Cracroft’s Picks from a Mixed Bag of History
James V. D’Arc (BA ’78), curator of BYU’s extensive Motion Picture and Film Music Archives, tells Utah’s fascinating filmmaking history in When Hollywood Came to Town: A History of Moviemaking in Utah (Gibbs Smith; 304 pp.; $30). D’Arc is probably the only person qualified to identify and describe the hundreds of motion pictures and television productions filmed in Utah from 1924 to 2009, as well as provide a compendium of associated titles, directors, and casts.
Within These Prison Walls: Lorenzo Snow’s Record Book, 1886–1897 (BYU Religious Studies Center/Deseret Book; 152 pp.; $21.99), edited by Andrew H. Hedges and Richard N. Holzapfel (BA ’78), contains many of Snow’s letters, poems, legal defenses and appeals, and several gospel treatises (especially his reflections on pre-earth life), as copied and recorded by fellow inmate Rudger Clawson during Snow’s incarceration in the territorial penitentiary during a period of intense persecution of polygamous Church members.
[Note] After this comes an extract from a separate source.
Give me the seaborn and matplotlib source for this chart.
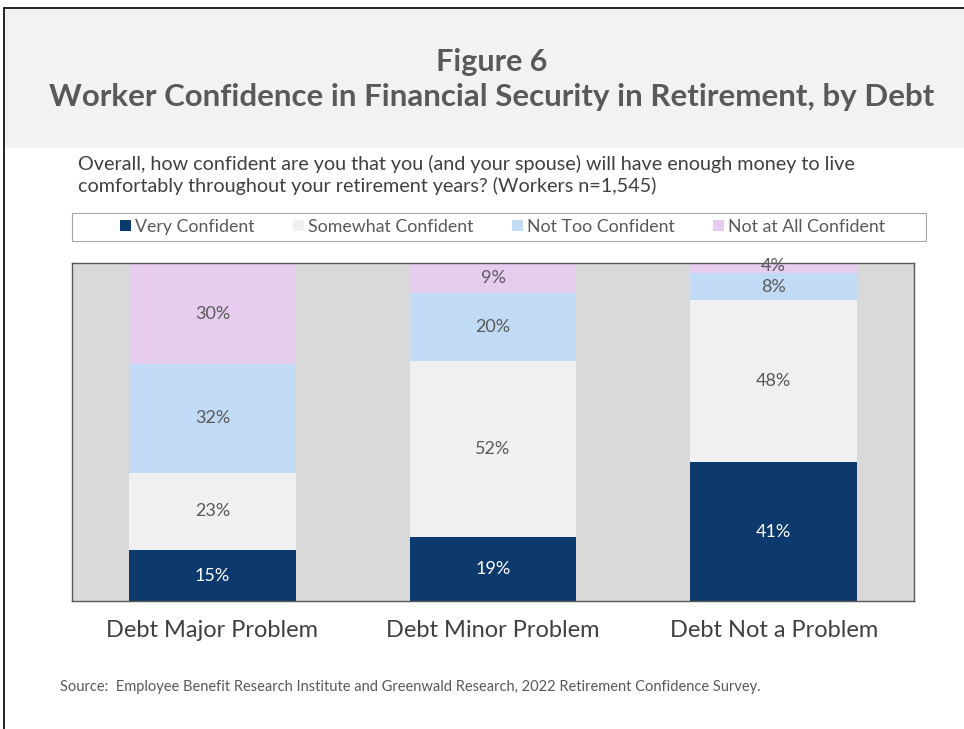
import numpy as np
import pandas as pd
import seaborn as sns
import matplotlib.pyplot as plt
from matplotlib.patches import Rectangle, Patch
from matplotlib.lines import Line2D

# Data
categories = ['Debt Major Problem', 'Debt Minor Problem', 'Debt Not a Problem']
series = ['Very Confident', 'Somewhat Confident', 'Not Too Confident', 'Not at All Confident']
very_confident = [15, 19, 41]
somewhat_confident = [23, 52, 48]
not_too_confident = [32, 20, 8]
not_at_all_confident = [30, 9, 4]

colors = ['#0d3a6e', '#f0f0f0', '#c1dbf5', '#e6ccee']

df = pd.DataFrame({
    'category': categories,
    'Very Confident': very_confident,
    'Somewhat Confident': somewhat_confident,
    'Not Too Confident': not_too_confident,
    'Not at All Confident': not_at_all_confident,
})
cum = df[series].cumsum(axis=1)

sns.set_style('white')
plt.rcParams['font.family'] = ['Lato', 'DejaVu Sans']
text_col = '#595959'

fig = plt.figure(figsize=(9.64, 7.29), dpi=100)

# header band and frame
fig.patches.append(Rectangle((4 / 964, 1 - 148 / 729), 1, 140 / 729,
                             transform=fig.transFigure, facecolor='#f2f2f2',
                             edgecolor='none', zorder=0))
fig.add_artist(Line2D([4 / 964, 4 / 964], [0, 1 - 8 / 729], color='black', lw=1.2,
                      transform=fig.transFigure))
fig.add_artist(Line2D([4 / 964, 1], [1 - 8 / 729, 1 - 8 / 729], color='black', lw=1.2,
                      transform=fig.transFigure))

fig.text(0.51, 1 - 62 / 729, 'Figure 6', ha='center', va='center',
         fontsize=22, fontweight='bold', color=text_col)
fig.text(0.510, 1 - 97 / 729, 'Worker Confidence in Financial Security in Retirement, by Debt',
         ha='center', va='center', fontsize=22.5, fontweight='bold', color=text_col)
fig.text(78 / 964, 1 - 175 / 729,
         'Overall, how confident are you that you (and your spouse) will have enough money to live\n'
         'comfortably throughout your retirement years? (Workers n=1,545)',
         ha='left', va='center', fontsize=14.2, color='#404040', linespacing=1.25)

ax = fig.add_axes([72 / 964, 1 - 601 / 729, 842 / 964, 338 / 729])
ax.set_facecolor('#d9d9d9')

# stacked bars: draw cumulative totals from top layer down
for i in range(len(series) - 1, -1, -1):
    sns.barplot(x=df['category'], y=cum[series[i]], color=colors[i], width=0.595,
                saturation=1, linewidth=0, ax=ax, zorder=2)

for j in range(len(categories)):
    base = 0
    for i, s in enumerate(series):
        v = df[s][j]
        ax.text(j, base + v / 2, f'{v}%', ha='center', va='center', fontsize=13,
                color='white' if i == 0 else text_col, zorder=5)
        base += v

ax.set_ylim(0, 100)
ax.set_xlim(-0.5, 2.5)
ax.set_yticks([])
ax.set_xlabel('')
ax.set_ylabel('')
ax.tick_params(axis='x', length=0, pad=14, labelsize=17, labelcolor='#404040')
for sp in ax.spines.values():
    sp.set_color('#595959')
    sp.set_linewidth(1)

# legend box
fig.patches.append(Rectangle((72 / 964, 1 - 241 / 729), 854 / 964, 28 / 729,
                             transform=fig.transFigure, facecolor='white',
                             edgecolor='#a6a6a6', lw=0.8, zorder=1))
handles = [Patch(facecolor=c, edgecolor='none') for c in colors]
leg = fig.legend(handles, series, loc='center', ncol=4,
                 bbox_to_anchor=(503 / 964, 1 - 227 / 729),
                 frameon=False, fontsize=12.8, handlelength=0.6,
                 handleheight=0.6, handletextpad=0.25, columnspacing=2.15,
                 labelcolor=text_col)

fig.text(60 / 964, 1 - 687 / 729,
         'Source:  Employee Benefit Research Institute and Greenwald Research, 2022 Retirement Confidence Survey.',
         ha='left', va='center', fontsize=10.5, color=text_col)

fig.savefig('out.png', dpi=100)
The Journey Takers (Foundation Books; 320 pp.; $19.95) is family history at its best. Leslie Albrecht Huber (BA ’98) transforms a buried past into a living present by following her journeying ancestors as they left their homes in Germany, Sweden, and England to travel to Zion in the American West. Huber’s exhaustive research takes her to her family’s homelands and enables her to reconstitute the communities, daily life, and eras in which her ancestors lived. Following them on their various journeys, she examines the historical impact of their decisions to emigrate.